Choosing the right AI approach for your pipeline

A practical way to choose tools is to map them to where your bottlenecks actually live: previs, asset prep, animation, or finishing. If you mostly do explainer-style graphics, you may get more value from AI that generates layout variants, timing suggestions, and text-to-motion tests than from character-focused systems. If your pain is footage-heavy work, prioritize roto, tracking, and cleanup models that integrate cleanly with your comp stack, export stable mattes, and don’t require constant re-training per shot.
Then decide what kind of “AI” you’re adopting: assistive features inside familiar software, a dedicated generation tool you import from, or an end-to-end system that owns the scene. The closer it sits to your timeline, the easier it is to art-direct and version. The trade-off is constraint: tightly integrated tools can be less flexible, while external generators add conversion steps, naming/version mess, and review overhead.
Run a small test on a real brief: one deliverable, one round of client notes, and a strict export spec.
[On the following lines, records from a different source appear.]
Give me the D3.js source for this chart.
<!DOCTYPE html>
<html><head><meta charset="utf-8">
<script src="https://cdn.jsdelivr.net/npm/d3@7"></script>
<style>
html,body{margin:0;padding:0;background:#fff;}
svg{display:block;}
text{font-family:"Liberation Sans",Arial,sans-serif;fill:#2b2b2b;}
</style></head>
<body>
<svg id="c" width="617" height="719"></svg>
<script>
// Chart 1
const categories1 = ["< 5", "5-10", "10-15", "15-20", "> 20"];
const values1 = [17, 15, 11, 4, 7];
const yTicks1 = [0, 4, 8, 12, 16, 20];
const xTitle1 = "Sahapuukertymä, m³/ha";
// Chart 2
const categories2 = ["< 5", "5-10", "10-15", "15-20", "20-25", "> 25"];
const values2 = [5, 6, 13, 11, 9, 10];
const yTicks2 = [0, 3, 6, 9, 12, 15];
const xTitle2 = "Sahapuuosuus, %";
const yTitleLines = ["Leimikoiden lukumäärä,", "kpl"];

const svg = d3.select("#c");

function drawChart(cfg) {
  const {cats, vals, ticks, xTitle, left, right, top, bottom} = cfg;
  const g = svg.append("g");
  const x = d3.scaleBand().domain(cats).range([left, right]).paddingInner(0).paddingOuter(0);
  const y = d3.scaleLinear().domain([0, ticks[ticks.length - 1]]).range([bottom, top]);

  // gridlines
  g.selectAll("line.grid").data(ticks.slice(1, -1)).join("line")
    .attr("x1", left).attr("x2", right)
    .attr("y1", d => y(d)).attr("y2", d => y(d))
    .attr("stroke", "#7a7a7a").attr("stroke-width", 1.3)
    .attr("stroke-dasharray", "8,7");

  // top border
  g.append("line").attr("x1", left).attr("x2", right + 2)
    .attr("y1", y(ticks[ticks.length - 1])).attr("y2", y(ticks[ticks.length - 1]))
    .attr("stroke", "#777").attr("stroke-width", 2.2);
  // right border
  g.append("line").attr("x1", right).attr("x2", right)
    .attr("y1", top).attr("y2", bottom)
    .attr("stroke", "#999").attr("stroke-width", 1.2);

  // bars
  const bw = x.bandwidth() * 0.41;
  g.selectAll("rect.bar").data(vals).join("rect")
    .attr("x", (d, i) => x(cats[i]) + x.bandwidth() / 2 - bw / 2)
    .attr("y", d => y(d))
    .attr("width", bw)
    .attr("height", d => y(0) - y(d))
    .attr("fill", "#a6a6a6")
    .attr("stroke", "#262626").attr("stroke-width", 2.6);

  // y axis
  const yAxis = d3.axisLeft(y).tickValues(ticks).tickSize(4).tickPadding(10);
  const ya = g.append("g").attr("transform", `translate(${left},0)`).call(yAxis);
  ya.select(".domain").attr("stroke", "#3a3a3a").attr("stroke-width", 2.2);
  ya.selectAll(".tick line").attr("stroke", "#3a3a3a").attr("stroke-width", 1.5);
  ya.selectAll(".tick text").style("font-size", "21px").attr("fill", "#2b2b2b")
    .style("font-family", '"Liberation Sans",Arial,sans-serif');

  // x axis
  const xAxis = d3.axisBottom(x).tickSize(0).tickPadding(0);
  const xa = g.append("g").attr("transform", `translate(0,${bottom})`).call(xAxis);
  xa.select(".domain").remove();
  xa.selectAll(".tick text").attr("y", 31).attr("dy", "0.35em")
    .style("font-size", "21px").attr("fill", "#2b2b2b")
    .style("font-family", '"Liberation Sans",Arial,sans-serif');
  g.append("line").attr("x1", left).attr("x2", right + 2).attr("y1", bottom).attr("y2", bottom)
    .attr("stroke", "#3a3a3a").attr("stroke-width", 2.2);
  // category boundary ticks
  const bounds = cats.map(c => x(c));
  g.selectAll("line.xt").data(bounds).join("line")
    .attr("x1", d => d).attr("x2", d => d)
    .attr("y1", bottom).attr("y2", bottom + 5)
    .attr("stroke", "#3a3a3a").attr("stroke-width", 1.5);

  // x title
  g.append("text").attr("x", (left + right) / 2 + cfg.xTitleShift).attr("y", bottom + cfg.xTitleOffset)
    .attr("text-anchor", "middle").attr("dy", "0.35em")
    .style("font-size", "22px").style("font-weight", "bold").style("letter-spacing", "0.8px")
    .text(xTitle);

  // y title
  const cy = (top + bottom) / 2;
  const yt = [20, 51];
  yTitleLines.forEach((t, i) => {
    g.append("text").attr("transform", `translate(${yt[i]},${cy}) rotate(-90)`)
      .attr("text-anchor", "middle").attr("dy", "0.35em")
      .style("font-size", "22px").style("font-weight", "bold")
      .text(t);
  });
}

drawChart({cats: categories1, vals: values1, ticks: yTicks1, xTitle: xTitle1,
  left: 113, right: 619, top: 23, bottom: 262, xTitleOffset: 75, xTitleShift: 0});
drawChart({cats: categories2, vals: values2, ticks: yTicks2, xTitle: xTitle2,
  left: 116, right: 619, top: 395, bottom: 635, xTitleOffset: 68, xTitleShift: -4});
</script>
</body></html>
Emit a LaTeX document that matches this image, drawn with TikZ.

If the AI approach can survive revisions without forcing rebuilds, it belongs in your pipeline.
Keeping style and brand consistency when AI generates motion
You can feel the risk the first time a client asks for “more like our other campaign” and the AI output looks generically polished but not like you. Brand consistency in motion is usually a bundle of small choices: easing curves, overshoot, how type lands, how textures flicker, even how fast a transition breathes. Generators tend to average those decisions unless you give them hard constraints.
The practical fix is to treat style as a spec, not a vibe. Build a small motion style guide the AI can’t ignore: reference clips, approved timing ranges, easing presets, type scale rules, color/contrast limits, and a do-not-use list (common swooshes, default camera moves, stock glow). When possible, anchor outputs to templates: prebuilt transition rigs, brand-safe lower thirds, and locked typography comps that the AI only fills or times.
Curating references, creating guardrails, and reviewing for drift can take longer than the first “wow” demo, but it’s what prevents every variation from becoming a new visual language.
What changes when iteration becomes almost free

You notice the shift the first time you can generate ten timing options before lunch. The work stops being “how do we make this move” and becomes “which move is actually right.” That’s a real advantage for pitch decks, internal reviews, and early client alignment. You can test pacing against VO, try three transition families, or explore alternate character beats without committing to a full build. It also makes it easier to keep projects modular: instead of one precious hero animation, you can produce a small library of proven motions that get reused across cutdowns and formats.
But cheap iteration changes behavior. Stakeholders ask for “a few more” options because the tool makes it feel costless, and the decision-making time quietly balloons. Someone still has to watch, compare, label, and explain why version 7 is better than version 3. Storage, version naming, and review links become a practical constraint too, especially in small teams where one person is both animator and producer.
The operating principle is to make iteration fast but decisions strict: cap option counts, define what feedback is allowed per round, and lock what’s approved before generating more variations.
Quality control: avoiding uncanny motion and technical debt
You can usually spot “uncanny” AI motion in the same places clients do: weight shifts that don’t settle, arcs that almost track, and micro-jitter that reads as nervous energy. It gets worse after exports and re-timing, where tiny inconsistencies turn into visible strobing or mushy motion blur. A practical QC habit is to review at 100% speed and half speed, check silhouettes, and compare against one known-good reference clip from your own work—not the tool’s demo output.
Technical debt shows up when the generated result can’t be edited like a normal project. If you can’t relink assets, adjust easing, or preserve layer names and frame rates, every revision becomes a partial rebuild. Put guardrails on imports: require editable curves where possible, consistent naming, and clean mattes with handles. If the tool only outputs “baked” motion, reserve it for shots unlikely to change, because the time you save up front can get repaid with interest during client notes.
A practical way to start using AI without losing craft
A freelancer-friendly way to start is to pick one repeatable pain point—roto on testimonial cutdowns, matte cleanup for product shots, or first-pass timing for kinetic type—and run it as a parallel pass, not a replacement. Keep your normal process as the control, then compare time saved against correction time, especially on the second round of notes when things move.
Set a simple rule: AI can propose, you commit. Treat generated motion like reference footage: you can trace it, refine it, or reject it, but you still own the curves, spacing, and final beats. Limit use to deliverables with clear specs, and budget for QC and version management, because “almost free” generation still has a real review cost.